Budget proposal again targets oil and gas tax preferences

April 10, 2013
Oil and gas companies in the US would face higher taxes on multiple fronts if Congress enacted the federal budget proposed Apr. 10 by the administration of President Barack Obama.

Oil and gas companies in the US would face higher taxes on multiple fronts if Congress enacted the federal budget proposed Apr. 10 by the administration of President Barack Obama.

In its treatment of energy in general, the proposal strongly resembles its predecessors.

While denying oil and gas companies the use of industry-specific tax deferrals and deductions available to other industries, raising royalty rates and fees on federal leases, restricting use of the foreign tax credit, and raising or reinstating other fees, the new budget proposal would sharply increase federal spending on nonfossil energy.

The main new feature of the administration’s proposal for fiscal 2014 is a previously announced plan to dedicate $2 billion from federal oil and gas royalties over 10 years to the new Energy Security Trust, which would fund research of alternative transportation fuels. In fiscal 2012, the government collected about $9 billion in fees, royalties, and other payments from oil and gas activity on federal acreage.

In prior years, Congress hasn’t approved the proposals targeting the oil and gas industry.

Clean-energy spending

The budget requests $7.9 billion in spending across the government in fiscal 2014 on programs “to accelerate the transition to a low-carbon economy and position the United States as the world leader in clean energy,” according to documents accompanying the proposal.

The Department of Energy would spend $1.8 billion, 43% more than in 2012, “to advance the state of the art in clean energy technologies such as advanced vehicles and biofuels, industrial and building energy efficiency, and renewable electricity generation from solar, wind, water, and geothermal resources.”

Of the agencies most important to the oil and gas industry, the DOE would receive the largest budget increase from the level enacted in 2012: 8% to $28.4 billion in discretionary spending. The Department of the Interior’s budget would increase 4% to $11.7 billion. The Environmental Protection Agency’s budget would decline by 3.5% to $8.2 billion.

Tax measures

Meanwhile, the proposed elimination of tax preferences would cost the oil and gas industry an estimated $3.9 billion in 2014 and $40.7 billion during 2014-23.

The largest items targeted for repeal in that category are expensing of intangible drilling costs, percentage depletion, and the domestic manufacturing deduction for oil and gas production. Smaller preferences in dollar terms are extension to 7 years for independent producers of the amortization period for geological and geophysical expenses, the deduction for tertiary injectants, and passive loss limitations on working interests in oil and gas properties.
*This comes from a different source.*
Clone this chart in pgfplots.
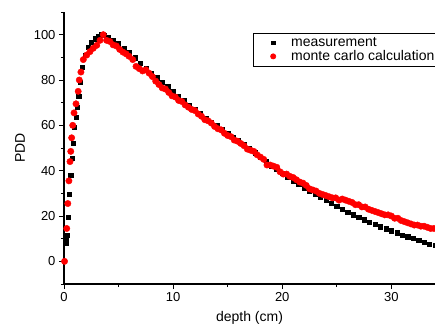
\documentclass[border=0pt]{standalone}
\usepackage{fontspec}
\setmainfont{Liberation Sans}
\usepackage{pgfplots}
\usepackage{pgfplotstable}
\pgfplotsset{compat=1.18}
\pgfplotstableread{
x y
0.15 8
0.22 10
0.3 11.5
0.4 19.5
0.5 29.5
0.62 38
0.75 45.5
0.85 52
0.95 59
1.1 63.5
1.22 68
1.35 73
1.5 79
1.68 85.5
1.92 91
2.2 94.5
2.5 96.7
2.84 98.2
3.1 99.3
3.4 100
3.7 99.6
4.0 99
4.5 97.5
5.0 96
5.5 94
6.0 92
6.5 89.8
7.0 87.5
7.5 85.3
8.0 83
8.5 81
9.0 79
9.5 77
10.0 75
10.5 73
11.0 71
11.5 69
12.0 67
12.5 65.1
13.0 63.2
13.5 61.5
14.0 59.8
14.5 58.1
15.0 56.5
15.5 54.8
16.0 53.2
16.5 51.5
17.0 49.8
17.5 47.9
18.0 45.8
18.5 44
19.0 42.2
19.5 40.5
20.0 38.8
20.5 37.1
21.0 35.5
21.5 33.9
22.0 32.4
22.5 31
23.0 29.6
23.5 28.2
24.0 26.8
24.5 25.5
25.0 24.2
25.5 23
26.0 21.8
26.5 20.6
27.0 19.5
27.5 18.4
28.0 17.3
28.5 16.3
29.0 15.3
29.5 14.4
30.0 13.5
30.5 12.6
31.0 11.7
31.5 10.9
32.0 10.1
32.5 9.3
33.0 8.5
33.5 7.7
34.0 7
34.5 6.3
}\measurement
\pgfplotstableread{
x y
0.05 0
0.25 14.5
0.35 25.5
0.45 35.5
0.55 44
0.62 48.5
0.7 54.5
0.8 60
0.92 65.5
1.1 69.5
1.3 75
1.4 80
1.55 83.5
1.77 89
2.08 91
2.38 92.5
2.68 94
3.0 95.3
3.3 97.5
3.6 100
3.9 97.5
4.2 97
4.5 95.5
4.8 95
5.1 93.5
5.4 92.3
5.7 91.5
5.95 90.5
6.3 89
6.6 86
6.9 85
7.2 84
7.5 84.5
7.8 83
8.1 81.5
8.4 79.5
8.7 78
9.0 76.5
9.3 76
9.6 74.5
9.9 73
10.2 72.5
10.5 71
10.8 70.5
11.1 69
11.4 68
11.7 67
12.0 66.5
12.3 65
12.6 64
12.9 62.5
13.2 62
13.5 61
13.8 59.5
14.1 58.5
14.4 58
14.7 56.5
15.0 55.5
15.3 55
15.6 53.5
15.9 53
16.2 52
16.5 51
16.8 49.5
17.1 49
17.4 48.5
17.7 47
18.0 46
18.3 45
18.6 42.5
18.9 42.5
19.2 42
19.5 41.5
19.8 39.5
20.1 38.5
20.4 38.5
20.7 37.5
21.0 37
21.3 36
21.6 35
21.9 34.5
22.2 33.5
22.5 32
22.8 31.5
23.1 31
23.4 30
23.7 29.5
24.0 29
24.3 28.5
24.6 28
24.9 28
25.2 27
25.5 27.5
25.8 27
26.1 26.5
26.4 26
26.7 25
27.0 25
27.3 24
27.6 24
27.9 23
28.2 22.5
28.5 22
28.8 21.5
29.1 21
29.4 20.5
29.7 20.5
30.0 20
30.3 19
30.6 19
30.9 18
31.2 17.5
31.5 17
31.8 16.5
32.1 16
32.4 16
32.7 15.5
33.0 15.5
33.3 15
33.6 14.5
33.9 14.5
34.2 14
34.5 14
}\montecarlo
\begin{document}
\begin{tikzpicture}
\path[use as bounding box] (-64pt,-42pt) rectangle (371pt,284pt);
\clip (-64pt,-42pt) rectangle (371pt,284pt);
\begin{axis}[
 at={(0,0)}, anchor=south west,
 scale only axis, width=371pt, height=272pt,
 xmin=0, xmax=34, ymin=-10, ymax=110,
 axis x line=bottom, axis y line=left,
 axis line style={line width=1.3pt, -},
 xtick={0,10,20,30,40}, ytick={0,20,...,100},
 minor xtick={5,15,25,35}, minor ytick={-10,10,30,50,70,90,110},
 tick align=outside, major tick length=5pt, minor tick length=3pt,
 every tick/.style={black, line width=0.9pt},
 tick label style={font=\fontsize{13}{15}\selectfont},
 label style={font=\fontsize{14}{16}\selectfont},
 xlabel style={yshift=-3pt},
 ylabel style={yshift=2pt},
 /pgf/number format/assume math mode=true,
 xlabel={depth (cm)}, ylabel={PDD},
 legend style={at={(rel axis cs:0.509,0.924)}, anchor=north west, draw=black, line width=0.7pt, font=\fontsize{14}{14}\selectfont, inner xsep=1pt, inner ysep=2.5pt, row sep=-1.5pt, fill=white},
 legend cell align=left,
 legend image code/.code={\path[draw=none,fill=none] (0,-2pt) rectangle (35pt,2pt); \draw[#1] plot coordinates {(19pt,0)};},
]
\addplot[only marks, mark=square*, mark size=2.1pt, black, legend image post style={mark size=1.7pt}] table {\measurement};
\addlegendentry{measurement}
\addplot[only marks, mark=*, mark size=3.2pt, draw=red, fill=red, legend image post style={mark size=2.6pt}] table {\montecarlo};
\addlegendentry{monte carlo calculation}
\end{axis}
\end{tikzpicture}
\end{document}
Oil and gas royalty reforms proposed in the budget would cost producers an estimated $2.5 billion over 10 years. They include the setting of minimum rates, increasing the standard onshore rate, testing a price-based sliding scale rate, and repealing legislatively mandated relief for deep gas wells.

The budget proposes to shorten primary lease terms, toughen enforcement of lease terms, and impose a per-acre fee on nonproducing leases. It also would simplify royalty valuation, eliminate interest accruals on company overpayments of royalties, and permanently repeal the Department of Interior’s authority to accept in-kind royalty payments.

Among measures in the budget important to the oil and gas industry but not specifically targeting it is a change, proposed in earlier budgets, in rules for dual-capacity taxpayers related to the foreign tax credit. The move would restrict amounts companies could claim for certain payments to non-US governments.

Also potentially costly oil and gas companies, especially refiners, would be the proposed repeal of the last-in, first-out method of accounting for inventories, which the government estimates would cost US industry in general $80.8 billion over 10 years.

The budget proposes to increase the Oil Spill Liability Trust Fund financing rate by 1% and expand its scope in a move estimated to cost industry $64 million in 2014 and $1 billion through 2023. It also would reinstate Superfund taxation, costing affected companies a total of $1.37 billion in 2014 and $20.2 billion over 10 years.

Among other moves, the budget would repeal research on ultradeeper oil and gas, authorize implementation of the US-Mexico agreement on oil and gas fields straddling the countries’ maritime border, and impose new Bureau of Land Management inspection fees costing producers on federal land an estimated $48 million in 2014.